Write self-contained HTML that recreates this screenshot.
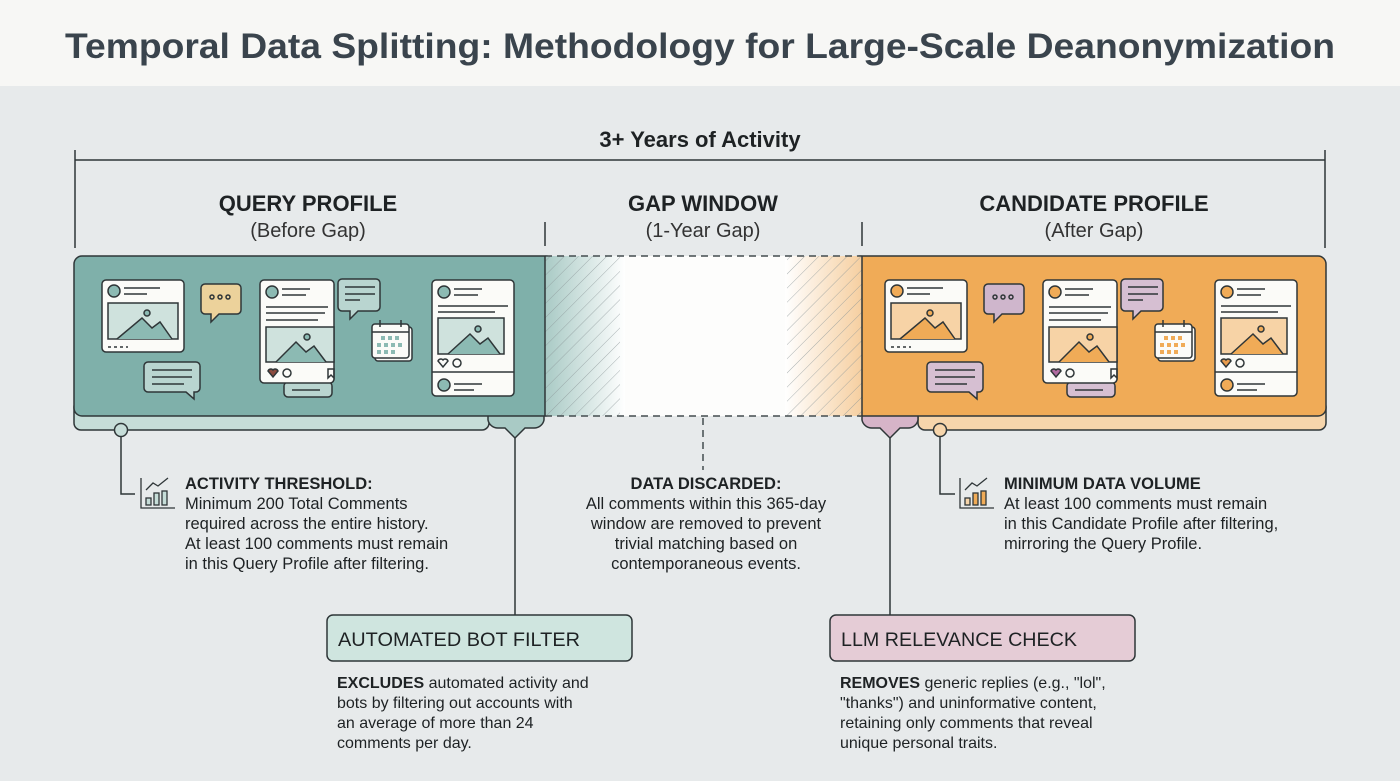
<!DOCTYPE html>
<html><head><meta charset="utf-8"><style>
html,body{margin:0;padding:0;background:#e7eaeb;}
svg{display:block;font-family:"Liberation Sans",sans-serif;}
</style></head><body>
<svg width="1400" height="781" viewBox="0 0 1400 781" xmlns="http://www.w3.org/2000/svg">
<defs>
<pattern id="hatch" width="10" height="10" patternUnits="userSpaceOnUse" patternTransform="rotate(45)">
<line x1="0" y1="0" x2="0" y2="10" stroke="#8a9597" stroke-width="1"/>
</pattern>
<linearGradient id="gl" x1="0" x2="1"><stop offset="0" stop-color="#a9cac5"/><stop offset="1" stop-color="#ffffff"/></linearGradient>
<linearGradient id="gr" x1="0" x2="1"><stop offset="0" stop-color="#ffffff"/><stop offset="1" stop-color="#f6cfa0"/></linearGradient>
<linearGradient id="hl" x1="0" x2="1"><stop offset="0" stop-color="#fff" stop-opacity="0"/><stop offset="0.7" stop-color="#fff" stop-opacity="1"/></linearGradient>
<g id="icons" stroke="#2f3638" stroke-width="1.5">
 <!-- card1 -->
 <rect x="102" y="280" width="82" height="72" rx="4" fill="#fbfbf8"/>
 <circle cx="114" cy="291" r="6" style="fill:var(--c)"/>
 <line x1="124" y1="288" x2="160" y2="288"/><line x1="124" y1="294" x2="147" y2="294"/>
 <rect x="108" y="303" width="70" height="36" style="fill:var(--l)"/>
 <polyline points="117,339 142,318 152,328 160,322 172,339" style="fill:var(--c)"/>
 <circle cx="147" cy="313" r="3" style="fill:var(--c)"/>
 <line x1="108" y1="347" x2="128" y2="347" stroke-dasharray="3 3"/>
 <!-- bubble dots -->
 <path d="M205,284 h32 a4,4 0 0 1 4,4 v22 a4,4 0 0 1 -4,4 h-18 l-8,8 v-8 h-6 a4,4 0 0 1 -4,-4 v-22 a4,4 0 0 1 4,-4z" style="fill:var(--b)"/>
 <circle cx="212" cy="297" r="2" fill="none"/><circle cx="220" cy="297" r="2" fill="none"/><circle cx="228" cy="297" r="2" fill="none"/>
 <!-- bubble bottom -->
 <path d="M148,362 h48 a4,4 0 0 1 4,4 v22 a4,4 0 0 1 -4,4 h-2 v7 l-8,-7 h-38 a4,4 0 0 1 -4,-4 v-22 a4,4 0 0 1 4,-4z" style="fill:var(--s)"/>
 <line x1="152" y1="370" x2="192" y2="370"/><line x1="152" y1="377" x2="192" y2="377"/><line x1="152" y1="384" x2="184" y2="384"/>
 <!-- card2 -->
 <rect x="284" y="382" width="48" height="15" rx="4" style="fill:var(--s)"/>
 <line x1="292" y1="390" x2="320" y2="390"/>
 <rect x="260" y="280" width="74" height="103" rx="4" fill="#fbfbf8"/>
 <circle cx="272" cy="292" r="6" style="fill:var(--c)"/>
 <line x1="282" y1="289" x2="310" y2="289"/><line x1="282" y1="295" x2="306" y2="295"/>
 <line x1="266" y1="307" x2="328" y2="307"/><line x1="266" y1="313" x2="325" y2="313"/><line x1="266" y1="320" x2="318" y2="320"/>
 <rect x="266" y="327" width="68" height="35" style="fill:var(--l)"/>
 <polyline points="276,362 296,342 306,352 314,346 326,362" style="fill:var(--c)"/>
 <circle cx="307" cy="337" r="3" style="fill:var(--c)"/>
 <path d="M268,371 a3,3 0 0 1 5,-1 a3,3 0 0 1 5,1 l-5,6z" style="fill:var(--h)"/>
 <circle cx="287" cy="373" r="4" fill="none"/>
 <path d="M328,369 v9 l3,-3 l3,3 v-9z" fill="none"/>
 <!-- bubble3 -->
 <path d="M342,279 h34 a4,4 0 0 1 4,4 v24 a4,4 0 0 1 -4,4 h-18 l-8,8 v-8 h-8 a4,4 0 0 1 -4,-4 v-24 a4,4 0 0 1 4,-4z" style="fill:var(--s)"/>
 <line x1="345" y1="287" x2="375" y2="287"/><line x1="345" y1="294" x2="375" y2="294"/><line x1="345" y1="300" x2="360" y2="300"/>
 <!-- calendar -->
 <rect x="375" y="327" width="37" height="34" rx="3" fill="#fbfbf8"/>
 <rect x="372" y="324" width="37" height="34" rx="3" fill="#fbfbf8"/>
 <line x1="372" y1="332" x2="409" y2="332"/>
 <line x1="380" y1="320" x2="380" y2="327"/><line x1="401" y1="320" x2="401" y2="327"/>
 <g stroke="none" style="fill:var(--c)">
  <rect x="381" y="336" width="4" height="4"/><rect x="388" y="336" width="4" height="4"/><rect x="395" y="336" width="4" height="4"/>
  <rect x="377" y="343" width="4" height="4"/><rect x="384" y="343" width="4" height="4"/><rect x="391" y="343" width="4" height="4"/><rect x="398" y="343" width="4" height="4"/>
  <rect x="377" y="350" width="4" height="4"/><rect x="384" y="350" width="4" height="4"/><rect x="391" y="350" width="4" height="4"/>
 </g>
 <!-- card3 -->
 <rect x="432" y="280" width="82" height="116" rx="4" fill="#fbfbf8"/>
 <line x1="432" y1="372" x2="514" y2="372"/>
 <circle cx="444" cy="292" r="6" style="fill:var(--c)"/>
 <line x1="454" y1="289" x2="482" y2="289"/><line x1="454" y1="295" x2="478" y2="295"/>
 <line x1="438" y1="306" x2="508" y2="306"/><line x1="438" y1="312" x2="495" y2="312"/>
 <rect x="438" y="318" width="66" height="36" style="fill:var(--l)"/>
 <polyline points="448,354 470,334 480,344 488,338 500,354" style="fill:var(--c)"/>
 <circle cx="478" cy="329" r="3" style="fill:var(--c)"/>
 <path d="M438,361 a3,3 0 0 1 5,-1 a3,3 0 0 1 5,1 l-5,6z" style="fill:var(--h2)"/>
 <circle cx="457" cy="363" r="4" fill="none"/>
 <circle cx="444" cy="385" r="6" style="fill:var(--c)"/>
 <line x1="454" y1="384" x2="482" y2="384"/><line x1="454" y1="390" x2="474" y2="390"/>
</g>
</defs>

<!-- title band -->
<rect x="0" y="0" width="1400" height="86" fill="#f7f7f5"/>
<text x="700" y="58" text-anchor="middle" font-size="35" font-weight="bold" fill="#3a444d" textLength="1270" lengthAdjust="spacingAndGlyphs">Temporal Data Splitting: Methodology for Large-Scale Deanonymization</text>

<!-- top bracket -->
<text x="700" y="147" text-anchor="middle" font-size="22" font-weight="bold" fill="#1e2224">3+ Years of Activity</text>
<g stroke="#2f3638" stroke-width="1.5" fill="none">
<line x1="75" y1="160" x2="1325" y2="160"/>
<line x1="75" y1="150" x2="75" y2="248"/>
<line x1="1325" y1="150" x2="1325" y2="248"/>
<line x1="545" y1="222" x2="545" y2="246"/>
<line x1="862" y1="222" x2="862" y2="246"/>
</g>
<g font-size="22" text-anchor="middle" fill="#1e2224">
<text x="308" y="211" font-weight="bold">QUERY PROFILE</text>
<text x="308" y="237" font-size="20" fill="#333">(Before Gap)</text>
<text x="703" y="211" font-weight="bold">GAP WINDOW</text>
<text x="703" y="237" font-size="20" fill="#333">(1-Year Gap)</text>
<text x="1094" y="211" font-weight="bold">CANDIDATE PROFILE</text>
<text x="1094" y="237" font-size="20" fill="#333">(After Gap)</text>
</g>

<!-- teal bottom strip & tab -->
<rect x="74" y="400" width="415" height="30" rx="7" fill="#c6ddd8" stroke="#2f3638" stroke-width="1.5"/>
<path d="M488,405 v15 a10,10 0 0 0 10,8 h7 l10,10 l10,-10 h9 a10,10 0 0 0 10,-8 v-15z" fill="#a9cac5" stroke="#2f3638" stroke-width="1.5"/>
<!-- orange bottom strip & tab -->
<rect x="918" y="400" width="408" height="30" rx="7" fill="#f6d5ab" stroke="#2f3638" stroke-width="1.5"/>
<path d="M862,405 v15 a10,10 0 0 0 10,8 h8 l10,10 l10,-10 h8 a10,10 0 0 0 10,-8 v-15z" fill="#d6b4c8" stroke="#2f3638" stroke-width="1.5"/>

<!-- teal box -->
<rect x="74" y="256" width="480" height="160" rx="8" fill="#7fb0aa" stroke="#2f3638" stroke-width="1.5"/>
<!-- orange box -->
<rect x="852" y="256" width="474" height="160" rx="8" fill="#f0ab57" stroke="#2f3638" stroke-width="1.5"/>
<!-- gap -->
<rect x="545" y="256" width="317" height="160" fill="#fdfdfc"/>
<rect x="545" y="256" width="80" height="160" fill="url(#gl)"/>
<rect x="785" y="256" width="77" height="160" fill="url(#gr)"/>
<rect x="545" y="256" width="75" height="160" fill="url(#hatch)" opacity="0.7"/>
<rect x="787" y="256" width="75" height="160" fill="url(#hatch)" opacity="0.7"/>
<g stroke="#444c4f" stroke-width="1.5" stroke-dasharray="7 5" fill="none">
<line x1="545" y1="256" x2="862" y2="256"/>
<line x1="545" y1="416" x2="862" y2="416"/>
<line x1="703" y1="418" x2="703" y2="470"/>
</g>
<line x1="545" y1="256" x2="545" y2="416" stroke="#2f3638" stroke-width="1.5"/>
<line x1="862" y1="256" x2="862" y2="416" stroke="#2f3638" stroke-width="1.5"/>

<!-- icons -->
<use href="#icons" style="--c:#8cbab3;--l:#cfe2dd;--b:#ecd29b;--s:#b9d5d0;--h:#8b4a3e;--h2:#fbfbf8"/>
<use href="#icons" transform="translate(783,0)" style="--c:#f0ab57;--l:#f7d3a6;--b:#cfb6cc;--s:#d6bfd2;--h:#b06aa0;--h2:#e89b4c"/>

<!-- connectors -->
<g stroke="#2f3638" stroke-width="1.5" fill="none">
<polyline points="121,436 121,494 135,494"/>
<line x1="515" y1="438" x2="515" y2="615"/>
<line x1="890" y1="438" x2="890" y2="615"/>
<polyline points="940,436 940,494 955,494"/>
</g>
<circle cx="121" cy="430" r="6.5" fill="#c6ddd8" stroke="#2f3638" stroke-width="1.5"/>
<circle cx="940" cy="430" r="6.5" fill="#f6d5ab" stroke="#2f3638" stroke-width="1.5"/>

<!-- chart icons -->
<g stroke="#2f3638" stroke-width="1.3" fill="none">
<polyline points="141,478 141,508 175,508"/>
<polyline points="146,490 153,483 158,486 168,478"/>
<rect x="146" y="498" width="5" height="7" fill="#c6ddd8"/><rect x="154" y="493" width="5" height="12" fill="#c6ddd8"/><rect x="162" y="491" width="5" height="14" fill="#c6ddd8"/>
<polyline points="960,478 960,508 994,508"/>
<polyline points="965,490 972,483 977,486 987,478"/>
<rect x="965" y="498" width="5" height="7" fill="#f6d5ab"/><rect x="973" y="493" width="5" height="12" fill="#f0ab57"/><rect x="981" y="491" width="5" height="14" fill="#f0ab57"/>
</g>

<!-- callout texts -->
<g font-size="16.5" fill="#1e2224">
<text x="185" y="489" font-weight="bold">ACTIVITY THRESHOLD:</text>
<text x="185" y="509">Minimum 200 Total Comments</text>
<text x="185" y="529">required across the entire history.</text>
<text x="185" y="549">At least 100 comments must remain</text>
<text x="185" y="569">in this Query Profile after filtering.</text>

<g text-anchor="middle">
<text x="706" y="489" font-weight="bold">DATA DISCARDED:</text>
<text x="706" y="509">All comments within this 365-day</text>
<text x="706" y="529">window are removed to prevent</text>
<text x="706" y="549">trivial matching based on</text>
<text x="706" y="569">contemporaneous events.</text>
</g>

<text x="1004" y="489" font-weight="bold">MINIMUM DATA VOLUME</text>
<text x="1004" y="509">At least 100 comments must remain</text>
<text x="1004" y="529">in this Candidate Profile after filtering,</text>
<text x="1004" y="549">mirroring the Query Profile.</text>
</g>

<!-- bottom boxes -->
<rect x="327" y="615" width="305" height="46" rx="6" fill="#cfe5df" stroke="#2f3638" stroke-width="1.5"/>
<text x="338" y="646" font-size="19" fill="#1e2224" textLength="242" lengthAdjust="spacingAndGlyphs">AUTOMATED BOT FILTER</text>
<rect x="830" y="615" width="305" height="46" rx="6" fill="#e5ccd6" stroke="#2f3638" stroke-width="1.5"/>
<text x="841" y="646" font-size="19" fill="#1e2224" textLength="236" lengthAdjust="spacingAndGlyphs">LLM RELEVANCE CHECK</text>

<g font-size="16" fill="#1e2224">
<text x="337" y="688"><tspan font-weight="bold">EXCLUDES</tspan> automated activity and</text>
<text x="337" y="708">bots by filtering out accounts with</text>
<text x="337" y="728">an average of more than 24</text>
<text x="337" y="748">comments per day.</text>
<text x="840" y="688"><tspan font-weight="bold">REMOVES</tspan> generic replies (e.g., "lol",</text>
<text x="840" y="708">"thanks") and uninformative content,</text>
<text x="840" y="728">retaining only comments that reveal</text>
<text x="840" y="748">unique personal traits.</text>
</g>
</svg>
</body></html>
....
▸ Your objective
Respond with the number of lines containing "this" and no additional words.

▸ Written answer
4